Provided data -
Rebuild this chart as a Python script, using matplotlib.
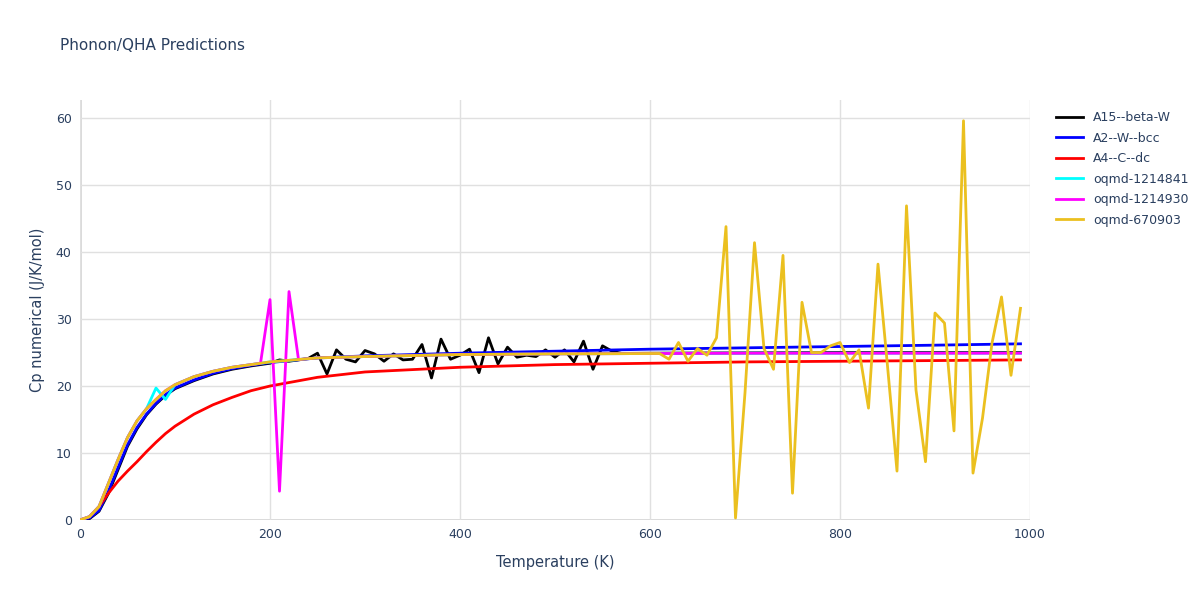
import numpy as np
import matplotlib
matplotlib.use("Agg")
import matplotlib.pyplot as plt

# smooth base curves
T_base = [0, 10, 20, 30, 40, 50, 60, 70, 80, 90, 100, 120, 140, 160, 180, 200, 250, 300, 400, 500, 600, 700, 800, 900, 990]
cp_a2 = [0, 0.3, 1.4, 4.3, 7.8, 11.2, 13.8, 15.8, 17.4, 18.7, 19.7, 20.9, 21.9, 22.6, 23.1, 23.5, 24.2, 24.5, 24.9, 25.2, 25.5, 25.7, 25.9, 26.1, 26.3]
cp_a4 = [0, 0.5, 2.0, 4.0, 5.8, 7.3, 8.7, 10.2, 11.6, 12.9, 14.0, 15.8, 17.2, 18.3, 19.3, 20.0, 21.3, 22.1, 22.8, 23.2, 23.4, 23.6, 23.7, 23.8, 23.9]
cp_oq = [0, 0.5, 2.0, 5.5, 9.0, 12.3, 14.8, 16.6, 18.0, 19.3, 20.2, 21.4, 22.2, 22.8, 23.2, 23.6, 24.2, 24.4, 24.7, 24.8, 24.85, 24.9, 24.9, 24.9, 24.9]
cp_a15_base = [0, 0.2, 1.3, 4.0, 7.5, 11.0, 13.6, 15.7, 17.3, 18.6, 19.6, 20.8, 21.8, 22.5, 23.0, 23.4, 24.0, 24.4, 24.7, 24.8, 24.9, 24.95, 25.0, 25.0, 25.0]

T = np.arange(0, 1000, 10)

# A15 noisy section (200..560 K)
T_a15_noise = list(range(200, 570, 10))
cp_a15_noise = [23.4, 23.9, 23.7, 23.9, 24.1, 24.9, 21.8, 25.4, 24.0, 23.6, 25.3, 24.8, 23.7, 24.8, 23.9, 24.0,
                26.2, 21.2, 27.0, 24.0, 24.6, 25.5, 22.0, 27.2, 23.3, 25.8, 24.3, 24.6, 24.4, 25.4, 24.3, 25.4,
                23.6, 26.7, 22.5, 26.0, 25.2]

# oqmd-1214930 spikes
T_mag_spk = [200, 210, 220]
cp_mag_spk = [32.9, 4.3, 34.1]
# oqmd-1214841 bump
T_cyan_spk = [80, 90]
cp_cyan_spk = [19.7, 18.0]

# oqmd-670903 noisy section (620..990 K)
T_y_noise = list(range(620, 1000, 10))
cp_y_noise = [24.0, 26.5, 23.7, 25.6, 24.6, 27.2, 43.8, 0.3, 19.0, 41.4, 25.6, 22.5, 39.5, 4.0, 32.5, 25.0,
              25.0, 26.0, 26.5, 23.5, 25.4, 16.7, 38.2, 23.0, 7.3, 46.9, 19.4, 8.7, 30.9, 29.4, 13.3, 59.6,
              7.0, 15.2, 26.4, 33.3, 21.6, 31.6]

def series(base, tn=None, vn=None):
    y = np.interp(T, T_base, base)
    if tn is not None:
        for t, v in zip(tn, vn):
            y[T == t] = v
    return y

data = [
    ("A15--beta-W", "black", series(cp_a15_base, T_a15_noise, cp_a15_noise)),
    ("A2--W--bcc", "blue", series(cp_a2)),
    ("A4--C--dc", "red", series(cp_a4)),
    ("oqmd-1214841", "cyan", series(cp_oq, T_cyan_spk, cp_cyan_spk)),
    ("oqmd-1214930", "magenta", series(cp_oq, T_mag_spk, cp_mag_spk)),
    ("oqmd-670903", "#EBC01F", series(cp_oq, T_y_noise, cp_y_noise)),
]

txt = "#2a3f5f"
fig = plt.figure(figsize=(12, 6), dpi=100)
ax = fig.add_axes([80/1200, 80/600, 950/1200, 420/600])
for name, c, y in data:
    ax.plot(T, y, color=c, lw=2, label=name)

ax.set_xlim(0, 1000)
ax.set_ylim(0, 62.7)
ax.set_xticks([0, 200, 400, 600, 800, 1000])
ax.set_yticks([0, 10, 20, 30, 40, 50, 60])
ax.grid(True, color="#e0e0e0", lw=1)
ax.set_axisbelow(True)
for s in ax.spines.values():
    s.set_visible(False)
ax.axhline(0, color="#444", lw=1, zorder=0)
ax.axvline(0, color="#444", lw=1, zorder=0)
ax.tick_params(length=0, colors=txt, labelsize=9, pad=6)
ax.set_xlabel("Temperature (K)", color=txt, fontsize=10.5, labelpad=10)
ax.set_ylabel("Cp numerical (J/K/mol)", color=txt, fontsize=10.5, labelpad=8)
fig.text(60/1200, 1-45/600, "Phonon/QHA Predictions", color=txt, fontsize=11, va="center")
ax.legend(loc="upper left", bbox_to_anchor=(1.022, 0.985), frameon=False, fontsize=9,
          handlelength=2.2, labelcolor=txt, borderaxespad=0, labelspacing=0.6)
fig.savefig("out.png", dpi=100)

What the exercise asks -
Give back the whole listing as it stands, minus its pictures.

Answer to this problem -
Rebuild this chart as a Python script, using matplotlib.
import numpy as np
import matplotlib
matplotlib.use("Agg")
import matplotlib.pyplot as plt

# smooth base curves
T_base = [0, 10, 20, 30, 40, 50, 60, 70, 80, 90, 100, 120, 140, 160, 180, 200, 250, 300, 400, 500, 600, 700, 800, 900, 990]
cp_a2 = [0, 0.3, 1.4, 4.3, 7.8, 11.2, 13.8, 15.8, 17.4, 18.7, 19.7, 20.9, 21.9, 22.6, 23.1, 23.5, 24.2, 24.5, 24.9, 25.2, 25.5, 25.7, 25.9, 26.1, 26.3]
cp_a4 = [0, 0.5, 2.0, 4.0, 5.8, 7.3, 8.7, 10.2, 11.6, 12.9, 14.0, 15.8, 17.2, 18.3, 19.3, 20.0, 21.3, 22.1, 22.8, 23.2, 23.4, 23.6, 23.7, 23.8, 23.9]
cp_oq = [0, 0.5, 2.0, 5.5, 9.0, 12.3, 14.8, 16.6, 18.0, 19.3, 20.2, 21.4, 22.2, 22.8, 23.2, 23.6, 24.2, 24.4, 24.7, 24.8, 24.85, 24.9, 24.9, 24.9, 24.9]
cp_a15_base = [0, 0.2, 1.3, 4.0, 7.5, 11.0, 13.6, 15.7, 17.3, 18.6, 19.6, 20.8, 21.8, 22.5, 23.0, 23.4, 24.0, 24.4, 24.7, 24.8, 24.9, 24.95, 25.0, 25.0, 25.0]

T = np.arange(0, 1000, 10)

# A15 noisy section (200..560 K)
T_a15_noise = list(range(200, 570, 10))
cp_a15_noise = [23.4, 23.9, 23.7, 23.9, 24.1, 24.9, 21.8, 25.4, 24.0, 23.6, 25.3, 24.8, 23.7, 24.8, 23.9, 24.0,
                26.2, 21.2, 27.0, 24.0, 24.6, 25.5, 22.0, 27.2, 23.3, 25.8, 24.3, 24.6, 24.4, 25.4, 24.3, 25.4,
                23.6, 26.7, 22.5, 26.0, 25.2]

# oqmd-1214930 spikes
T_mag_spk = [200, 210, 220]
cp_mag_spk = [32.9, 4.3, 34.1]
# oqmd-1214841 bump
T_cyan_spk = [80, 90]
cp_cyan_spk = [19.7, 18.0]

# oqmd-670903 noisy section (620..990 K)
T_y_noise = list(range(620, 1000, 10))
cp_y_noise = [24.0, 26.5, 23.7, 25.6, 24.6, 27.2, 43.8, 0.3, 19.0, 41.4, 25.6, 22.5, 39.5, 4.0, 32.5, 25.0,
              25.0, 26.0, 26.5, 23.5, 25.4, 16.7, 38.2, 23.0, 7.3, 46.9, 19.4, 8.7, 30.9, 29.4, 13.3, 59.6,
              7.0, 15.2, 26.4, 33.3, 21.6, 31.6]

def series(base, tn=None, vn=None):
    y = np.interp(T, T_base, base)
    if tn is not None:
        for t, v in zip(tn, vn):
            y[T == t] = v
    return y

data = [
    ("A15--beta-W", "black", series(cp_a15_base, T_a15_noise, cp_a15_noise)),
    ("A2--W--bcc", "blue", series(cp_a2)),
    ("A4--C--dc", "red", series(cp_a4)),
    ("oqmd-1214841", "cyan", series(cp_oq, T_cyan_spk, cp_cyan_spk)),
    ("oqmd-1214930", "magenta", series(cp_oq, T_mag_spk, cp_mag_spk)),
    ("oqmd-670903", "#EBC01F", series(cp_oq, T_y_noise, cp_y_noise)),
]

txt = "#2a3f5f"
fig = plt.figure(figsize=(12, 6), dpi=100)
ax = fig.add_axes([80/1200, 80/600, 950/1200, 420/600])
for name, c, y in data:
    ax.plot(T, y, color=c, lw=2, label=name)

ax.set_xlim(0, 1000)
ax.set_ylim(0, 62.7)
ax.set_xticks([0, 200, 400, 600, 800, 1000])
ax.set_yticks([0, 10, 20, 30, 40, 50, 60])
ax.grid(True, color="#e0e0e0", lw=1)
ax.set_axisbelow(True)
for s in ax.spines.values():
    s.set_visible(False)
ax.axhline(0, color="#444", lw=1, zorder=0)
ax.axvline(0, color="#444", lw=1, zorder=0)
ax.tick_params(length=0, colors=txt, labelsize=9, pad=6)
ax.set_xlabel("Temperature (K)", color=txt, fontsize=10.5, labelpad=10)
ax.set_ylabel("Cp numerical (J/K/mol)", color=txt, fontsize=10.5, labelpad=8)
fig.text(60/1200, 1-45/600, "Phonon/QHA Predictions", color=txt, fontsize=11, va="center")
ax.legend(loc="upper left", bbox_to_anchor=(1.022, 0.985), frameon=False, fontsize=9,
          handlelength=2.2, labelcolor=txt, borderaxespad=0, labelspacing=0.6)
fig.savefig("out.png", dpi=100)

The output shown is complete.